Profession du père
Profession du père, Sorj Chalandon, Grasset, 2015...,
Émile Choulans grandit entre un père violent, mythomane, qui lui raconte ses faits de guerre, ses histoires d'espion. Raciste, partisan de l'Algérie française, le sujet est particulièrement brûlant en ce tout début des années 60. Aussi, lorsque le putsch des généraux a lieu en Algérie, cet homme dérangé prend le parti d'iceux et il demande à son fils de "taguer" à la craie les murs sur son trajet pour aller au collège, du nom de l'OAS. Et lorsqu'il s'agit de supprimer De Gaulle, c'est aussi à Émile que son père s'adresse. Et comme le garçon sait que son père possède une arme, son esprit envisage déjà le pire.
"Quand mon père me battait il criait en anglais...", ainsi commence l'un des précédents romans de Sorj Chalandon, Retour à Killybegs.
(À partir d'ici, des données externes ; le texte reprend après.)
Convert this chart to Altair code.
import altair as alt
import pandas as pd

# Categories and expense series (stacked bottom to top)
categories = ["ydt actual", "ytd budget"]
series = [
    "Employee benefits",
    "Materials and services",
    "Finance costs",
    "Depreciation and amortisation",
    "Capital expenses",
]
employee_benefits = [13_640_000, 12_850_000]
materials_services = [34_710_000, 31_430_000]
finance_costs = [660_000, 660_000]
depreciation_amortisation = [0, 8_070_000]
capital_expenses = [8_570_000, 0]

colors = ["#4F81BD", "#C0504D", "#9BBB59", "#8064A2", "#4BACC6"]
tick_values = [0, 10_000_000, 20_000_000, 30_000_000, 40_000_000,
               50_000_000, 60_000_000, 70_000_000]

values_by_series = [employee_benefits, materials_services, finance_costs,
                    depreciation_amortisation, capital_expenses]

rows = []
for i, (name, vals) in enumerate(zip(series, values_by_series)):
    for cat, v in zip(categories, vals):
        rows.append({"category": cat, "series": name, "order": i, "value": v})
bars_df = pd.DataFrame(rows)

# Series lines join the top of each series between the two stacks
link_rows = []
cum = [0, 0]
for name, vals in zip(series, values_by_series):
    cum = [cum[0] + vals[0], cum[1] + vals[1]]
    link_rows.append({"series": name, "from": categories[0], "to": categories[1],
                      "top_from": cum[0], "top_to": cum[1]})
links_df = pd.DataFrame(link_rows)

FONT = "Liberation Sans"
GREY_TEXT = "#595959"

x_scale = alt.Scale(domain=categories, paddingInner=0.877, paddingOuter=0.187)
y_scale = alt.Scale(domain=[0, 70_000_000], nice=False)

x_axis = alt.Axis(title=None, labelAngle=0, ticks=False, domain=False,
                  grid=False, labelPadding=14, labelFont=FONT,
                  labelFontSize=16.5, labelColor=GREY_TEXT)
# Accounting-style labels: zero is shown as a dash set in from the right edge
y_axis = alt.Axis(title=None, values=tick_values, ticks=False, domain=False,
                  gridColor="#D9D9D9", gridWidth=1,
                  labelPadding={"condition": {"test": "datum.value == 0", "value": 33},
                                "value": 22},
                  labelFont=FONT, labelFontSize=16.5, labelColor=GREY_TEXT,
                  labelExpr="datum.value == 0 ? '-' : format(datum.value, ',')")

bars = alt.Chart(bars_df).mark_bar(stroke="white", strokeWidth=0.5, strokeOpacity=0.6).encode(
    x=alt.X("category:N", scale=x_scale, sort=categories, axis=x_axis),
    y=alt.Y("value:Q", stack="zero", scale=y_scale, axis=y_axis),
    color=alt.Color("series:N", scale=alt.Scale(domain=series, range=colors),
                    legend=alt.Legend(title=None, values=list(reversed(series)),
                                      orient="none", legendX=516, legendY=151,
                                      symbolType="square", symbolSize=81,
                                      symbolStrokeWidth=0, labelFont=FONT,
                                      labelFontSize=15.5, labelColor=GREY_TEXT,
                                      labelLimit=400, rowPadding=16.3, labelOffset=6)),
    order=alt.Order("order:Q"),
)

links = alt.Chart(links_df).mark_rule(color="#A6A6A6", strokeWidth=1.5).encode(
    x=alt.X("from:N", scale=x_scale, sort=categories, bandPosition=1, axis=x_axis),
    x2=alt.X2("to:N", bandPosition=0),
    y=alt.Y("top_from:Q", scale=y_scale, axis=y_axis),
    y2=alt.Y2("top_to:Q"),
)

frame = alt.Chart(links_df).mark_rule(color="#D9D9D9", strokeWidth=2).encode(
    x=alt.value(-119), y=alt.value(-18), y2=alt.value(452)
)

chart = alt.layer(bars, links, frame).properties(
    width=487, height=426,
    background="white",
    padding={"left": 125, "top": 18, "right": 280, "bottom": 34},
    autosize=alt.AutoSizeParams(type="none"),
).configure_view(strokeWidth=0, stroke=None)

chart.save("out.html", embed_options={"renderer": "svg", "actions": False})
Lors de la remise du Prix France Télévision, en 2011 qu'il n'avait pas remporté d'ailleurs (la lauréate était Delphine de Vigan), il était resté parler avec les lecteurs-jurés et m'avait dit que cette première phrase de ce roman était réelle sauf sur un point, son père parlait alors en allemand. Profession du père est la continuité de cette phrase, Sorj Chalandon est sans doute à peine caché sous Émile Choulans, d'après ce que j'ai pu lire sur ce roman depuis qu'il est sorti. C'est un roman bouleversant sur les rapports père-fils totalement dénaturés par la maladie et la violence. Émile n'a de cesse de vouloir faire plaisir à ce père violent qui ne le complimente jamais, au contraire, il le rabaisse systématiquement, le frappe, le punit brutalement. Il croit à ses histoires d'espionnage, d'OAS et de CIA. Même lorsque le fils fait quelque chose de bien une explication du père met fin à sa joie, comme cette fois où par son dessin, Émile a gagné deux places de cinéma : "Ma mère a applaudi. Mon père a souri. Pendant la guerre, il avait sauvé la vie de monsieur Bertholon, le directeur du cinéma. Pendant que je dessinais, il était passé le voir pour lui souffler mon nom. Voilà pourquoi nous avions gagné. Mon père était ravi." (p.178)
Comme à son habitude, Sorj Chalandon, écrit un roman fort et accessible bien que dur. Même si je me dois de dire que je l'ai parfois trouvé trop long, un peu voyeur, mais peut-être est-ce parce que j'en attendais trop, venant de cet écrivain que j'aime beaucoup. Son héros est un jeune homme, mais le langage adopté n'est pas bêtifiant, ce qui est souvent le cas avec des héros-ados. On endure avec Émile, on le soutient puisque même sa mère a du mal à le faire, c'est une femme passive qui tente de le protéger et évitant les coups et les insultes. On se demande jusqu'où il pourra aller pour s'attirer si ce n'est l'amour au moins une marque d'affection et de tendresse de son père. Difficile de se construire après une enfance comme celle-ci, Gérard Garouste en parle dans L'intranquille, son autobiographie d'une manière forte également. Sorj Chalandon aborde ce thème sous forme de roman, une manière différente et tout aussi marquante d'écrire sur les violences paternelles et sur la difficulté qu'a un enfant à sortir du cercle familial malgré les coups et les insultes. On se demande toujours pourquoi les femmes battues restent avec les hommes qui les frappent, mais les enfants devenus grands pourraient aussi partir. Mais l'amour, la demande de reconnaissance, le désir d'obtenir enfin des compliments, des remarques positives est sans doute encore plus fort. Quasiment jusqu'au bout, ces enfants brimés espéreront un geste, un mot du père. C'était déjà vrai dans L'intranquille dont je parlais plus haut. Ça l'est aussi dans Je n'ai jamais eu de petite robe noire de Roselyne Madelénat.
Un beau roman, touchant et fort sur l'enfance lorsqu'elle ne se déroule pas comme elle devrait.